One woman’s husband worked at Discover Financial while she volunteered with Roberti House in Waukegan. She brought a couple friends and colleagues to find out more. One reason for her interest? Several students work throughout the Discover organization while other students she met through volunteering at Roberti House regularly. Our visitors met with a couple of juniors and a sophomore. How inspiring to hear in just a few short minutes the varied work our students are doing out in the corporate world – demonstrating proficiency with technology, providing customer service, problem solving; all with a competency and maturity far beyond their years – while also hearing about their classes and activities. “How many AP courses are you taking again? Four?!” “You and some of your classmates decided to do your own play that opens tonight based on the short stories of Edgar Allan Poe?” “You are attending Northwestern’s theater program this summer?” “And you are working at your CWSP job this summer for pay?”

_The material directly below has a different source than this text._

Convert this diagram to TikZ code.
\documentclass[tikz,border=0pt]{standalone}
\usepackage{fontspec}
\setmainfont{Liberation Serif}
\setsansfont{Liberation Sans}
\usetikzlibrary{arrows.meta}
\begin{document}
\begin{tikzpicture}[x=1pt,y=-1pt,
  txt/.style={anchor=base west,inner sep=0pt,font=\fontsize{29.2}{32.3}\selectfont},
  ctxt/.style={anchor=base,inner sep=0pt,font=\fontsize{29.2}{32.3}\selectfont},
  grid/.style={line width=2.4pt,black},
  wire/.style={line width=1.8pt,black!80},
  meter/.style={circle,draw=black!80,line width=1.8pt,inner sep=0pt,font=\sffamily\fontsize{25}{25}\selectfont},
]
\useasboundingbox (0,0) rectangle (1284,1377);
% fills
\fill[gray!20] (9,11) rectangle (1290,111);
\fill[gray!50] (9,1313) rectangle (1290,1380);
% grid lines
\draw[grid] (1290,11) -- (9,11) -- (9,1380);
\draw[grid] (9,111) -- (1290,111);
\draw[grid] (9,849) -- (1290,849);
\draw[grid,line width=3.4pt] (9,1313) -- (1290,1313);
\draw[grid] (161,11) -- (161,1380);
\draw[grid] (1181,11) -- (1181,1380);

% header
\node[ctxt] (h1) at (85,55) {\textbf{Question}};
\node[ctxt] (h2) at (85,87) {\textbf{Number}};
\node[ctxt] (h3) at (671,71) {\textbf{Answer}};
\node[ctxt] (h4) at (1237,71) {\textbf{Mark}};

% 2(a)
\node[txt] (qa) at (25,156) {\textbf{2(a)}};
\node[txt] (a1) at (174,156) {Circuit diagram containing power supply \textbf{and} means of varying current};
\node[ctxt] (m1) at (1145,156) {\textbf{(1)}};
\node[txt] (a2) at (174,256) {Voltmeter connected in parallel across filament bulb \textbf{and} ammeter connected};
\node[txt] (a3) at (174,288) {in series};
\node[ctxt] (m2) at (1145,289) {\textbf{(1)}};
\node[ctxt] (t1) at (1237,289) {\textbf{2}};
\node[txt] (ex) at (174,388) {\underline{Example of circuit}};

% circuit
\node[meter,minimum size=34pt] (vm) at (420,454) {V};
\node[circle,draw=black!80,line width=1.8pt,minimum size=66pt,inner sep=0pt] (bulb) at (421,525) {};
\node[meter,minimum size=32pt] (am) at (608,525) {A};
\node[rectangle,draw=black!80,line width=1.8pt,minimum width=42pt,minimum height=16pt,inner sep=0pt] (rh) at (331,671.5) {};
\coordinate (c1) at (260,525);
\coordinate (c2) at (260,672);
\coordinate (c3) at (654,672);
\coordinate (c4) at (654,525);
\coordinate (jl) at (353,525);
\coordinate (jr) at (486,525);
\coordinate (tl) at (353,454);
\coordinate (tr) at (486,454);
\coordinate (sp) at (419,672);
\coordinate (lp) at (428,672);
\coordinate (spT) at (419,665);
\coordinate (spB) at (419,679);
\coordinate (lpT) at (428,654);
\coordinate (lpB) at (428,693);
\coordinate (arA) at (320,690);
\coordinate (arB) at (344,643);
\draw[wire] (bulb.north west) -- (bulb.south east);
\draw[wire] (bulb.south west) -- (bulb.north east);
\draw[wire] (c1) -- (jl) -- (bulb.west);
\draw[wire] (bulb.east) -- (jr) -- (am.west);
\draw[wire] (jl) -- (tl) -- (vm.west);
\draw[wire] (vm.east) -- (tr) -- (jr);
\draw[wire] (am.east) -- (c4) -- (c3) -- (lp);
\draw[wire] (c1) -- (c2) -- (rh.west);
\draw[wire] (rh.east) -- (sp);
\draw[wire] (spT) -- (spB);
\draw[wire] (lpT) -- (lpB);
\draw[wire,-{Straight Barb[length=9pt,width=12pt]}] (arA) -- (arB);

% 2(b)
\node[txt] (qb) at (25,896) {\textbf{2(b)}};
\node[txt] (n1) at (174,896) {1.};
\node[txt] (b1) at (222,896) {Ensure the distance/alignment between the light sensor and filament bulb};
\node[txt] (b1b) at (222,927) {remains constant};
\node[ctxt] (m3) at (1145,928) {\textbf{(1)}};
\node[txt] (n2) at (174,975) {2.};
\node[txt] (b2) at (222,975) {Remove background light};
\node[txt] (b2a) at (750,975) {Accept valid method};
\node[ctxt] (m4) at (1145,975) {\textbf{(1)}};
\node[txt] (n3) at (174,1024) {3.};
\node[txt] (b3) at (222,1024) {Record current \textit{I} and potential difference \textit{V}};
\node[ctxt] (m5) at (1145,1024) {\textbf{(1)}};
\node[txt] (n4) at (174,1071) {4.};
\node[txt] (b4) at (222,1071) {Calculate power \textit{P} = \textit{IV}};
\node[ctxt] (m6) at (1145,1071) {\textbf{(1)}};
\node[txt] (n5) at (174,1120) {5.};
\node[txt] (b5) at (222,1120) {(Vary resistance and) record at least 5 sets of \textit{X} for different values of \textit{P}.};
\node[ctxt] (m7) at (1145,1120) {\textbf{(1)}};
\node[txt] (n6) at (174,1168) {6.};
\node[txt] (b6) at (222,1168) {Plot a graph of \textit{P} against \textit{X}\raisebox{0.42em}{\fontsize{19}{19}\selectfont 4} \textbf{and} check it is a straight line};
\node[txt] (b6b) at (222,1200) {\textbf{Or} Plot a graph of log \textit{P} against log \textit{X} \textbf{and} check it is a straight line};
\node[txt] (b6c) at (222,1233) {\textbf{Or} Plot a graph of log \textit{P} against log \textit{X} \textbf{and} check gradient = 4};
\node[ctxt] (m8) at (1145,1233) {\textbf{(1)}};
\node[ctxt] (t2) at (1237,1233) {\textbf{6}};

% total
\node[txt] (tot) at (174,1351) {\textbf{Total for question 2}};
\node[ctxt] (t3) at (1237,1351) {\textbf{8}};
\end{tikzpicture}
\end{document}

Most times when students are in the vicinity, the best thing I can do is sit back and let them take over the conversation with guests. It’s humbling, really, to see how completely our students are taking advantage of opportunities offered to them and how they are beginning to create opportunities for themselves and their classmates. We could have sat there for hours more but assembly was about to start so the students brought our guests over to the café-gym-a-chap-a-torium.

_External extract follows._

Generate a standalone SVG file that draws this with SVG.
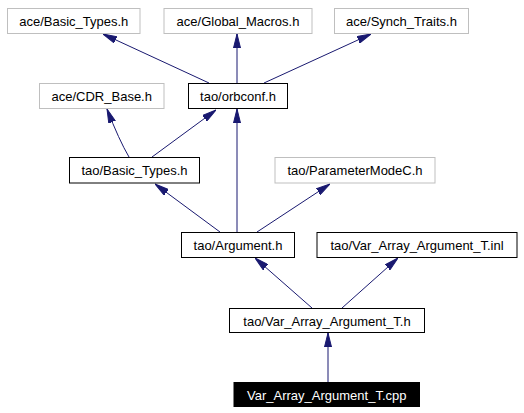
<svg xmlns="http://www.w3.org/2000/svg" width="524" height="413" viewBox="0 0 524 413">
<style>
  .box { fill: #ffffff; stroke: #000000; stroke-width: 1; }
  .ext { fill: #ffffff; stroke: #bfbfbf; stroke-width: 1; }
  .cur { fill: #000000; stroke: #000000; stroke-width: 1; }
  text { font-family: "Liberation Sans", Arial, sans-serif; font-size: 13px; text-anchor: middle; fill: #000000; }
  .white { fill: #ffffff; }
  .edge { fill: none; stroke: #191970; stroke-width: 1; marker-end: url(#arr); }
</style>
<defs>
  <marker id="arr" markerUnits="userSpaceOnUse" viewBox="0 0 14 8" refX="14" refY="4" markerWidth="14" markerHeight="8" orient="auto">
    <path d="M0,0.5 L14,4 L0,7.5 Z" fill="#191970" stroke="#191970" stroke-width="1"/>
  </marker>
</defs>
<rect width="524" height="413" fill="#ffffff"/>
<g id="edges">
  <path class="edge" d="M209,83 L103,34"/>
  <path class="edge" d="M237,83 L237,34"/>
  <path class="edge" d="M264,83 L371,34"/>
  <path class="edge" d="M129,157 Q119,140 107,109"/>
  <path class="edge" d="M152,157 L216,110"/>
  <path class="edge" d="M237,232 L237,109"/>
  <path class="edge" d="M220,232 L155,184"/>
  <path class="edge" d="M257,232 L330,184"/>
  <path class="edge" d="M312,308 L255,258"/>
  <path class="edge" d="M342,308 L398,258"/>
  <path class="edge" d="M328,382 L328,333"/>
</g>
<g id="ace_basic_types">
  <rect class="ext" x="7.5" y="8.5" width="132.5" height="25"/>
  <text x="73.75" y="25.5">ace/Basic_Types.h</text>
</g>
<g id="ace_global_macros">
  <rect class="ext" x="164" y="8.5" width="148" height="25"/>
  <text x="238" y="25.5">ace/Global_Macros.h</text>
</g>
<g id="ace_synch_traits">
  <rect class="ext" x="334.5" y="8.5" width="134" height="25"/>
  <text x="401.5" y="25.5">ace/Synch_Traits.h</text>
</g>
<g id="ace_cdr_base">
  <rect class="ext" x="39.5" y="83.5" width="124.5" height="25"/>
  <text x="101.75" y="100.5">ace/CDR_Base.h</text>
</g>
<g id="tao_orbconf">
  <rect class="box" x="188.5" y="83.5" width="99" height="25"/>
  <text x="238" y="100.5">tao/orbconf.h</text>
</g>
<g id="tao_basic_types">
  <rect class="box" x="69.5" y="157.5" width="130" height="25.5"/>
  <text x="134.5" y="174.5">tao/Basic_Types.h</text>
</g>
<g id="tao_parametermodec">
  <rect class="ext" x="275" y="157.5" width="160" height="25.5"/>
  <text x="355" y="174.5">tao/ParameterModeC.h</text>
</g>
<g id="tao_argument">
  <rect class="box" x="181.5" y="232.5" width="113" height="25"/>
  <text x="238" y="249.5">tao/Argument.h</text>
</g>
<g id="tao_var_array_argument_t_inl">
  <rect class="box" x="317" y="232.5" width="200" height="25"/>
  <text x="417" y="249.5">tao/Var_Array_Argument_T.inl</text>
</g>
<g id="tao_var_array_argument_t_h">
  <rect class="box" x="229.5" y="308.5" width="195" height="24"/>
  <text x="327" y="325.5">tao/Var_Array_Argument_T.h</text>
</g>
<g id="var_array_argument_t_cpp">
  <rect class="cur" x="234" y="382.5" width="185.5" height="24"/>
  <text class="white" x="326.75" y="399.5">Var_Array_Argument_T.cpp</text>
</g>
</svg>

Every assembly has a few common components. 1) We pray. 2) We remind ourselves about our CRSM mission to get students to-and-through college, to make them competent and valued contributors in the world of work, and to encourage them to be “persons for others” who are committed to faith and justice. 3) We celebrate success because individual successes are also our communal successes. 4) We talk about “grit” and, 5) we have announcements.
This was our last assembly of the year with the seniors having finished their exams earlier in the week. There were only underclassmen in the room. Our Principal asked two seniors to come back on their day off to speak about their experiences at CRSM. The first student spoke about her academics and GPA. She said that her first two years here, she did not apply herself and was getting bad grades. After hearing Dr. Odiotti constantly tell students about the significance a strong cumulative GPA plays in college acceptances, and after hearing him repeatedly say that maintaining your GPA meant applying yourself with daily effort – doing your homework, asking questions, and pushing yourself; she finally realized that she was not going to be able to go to college and be a teacher like she wanted unless she changed. So junior year, she started doing her homework regularly and grinding out the work day-in-and-day-out. By senior year she had a 4.0 GPA for the year but it wasn’t enough to offset the poor grades from her first years. Her cumulative score was limiting her choices for college and she was clearly not going to get in to some of the ones she wanted. Still, she did get accepted with adequate financial assistance to National-Louis University where she will be attending in the fall. Her last comment to the students was this, “I regret not having applied myself and trying harder from the very beginning. I thought it would be impossible for me to get a good GPA. I didn’t think I was smart enough. But, when I finally tried, I discovered it was easier than I thought to get high grades. I am just glad I get to go to college and I know I will make the most of that opportunity.”
The other senior then spoke about getting fired from her job as a sophomore and finally figuring out that people at work want you to succeed but you have to make the effort. She talked about how important it is to be present and interact with people and not simply sit at your computer and fill the time. Asking questions, showing interest, paying attention to detail, finishing work earlier than people expect and asking for more – it wasn’t hard and it was more rewarding as she got to know people at work. They also began to give her even more interesting work as a result.
When assembly ended, I was helping students set up for study hall when I looked up to see the girl who spoke about her GPA experience hugging the woman from Roberti House. They knew each other from both volunteering there. Ours is really a very small world but it is a world hungry for more human connections.
That was why the morning was so awesome. At CRSM, we are part of something far bigger and more profound than any single person. It is something beautiful, with a life of its own, and it is growing! Awareness outside of Waukegan and North Chicago grows because of our students’ volunteerism and because of their contributions to area businesses though the CWSP. Our students’ belief in themselves and their ongoing discoveries of what is possible is also growing as older students serve as role models for the younger ones. It is profound to witness, it is happening everyday, and it is not stopping. Viva Cristo Rey!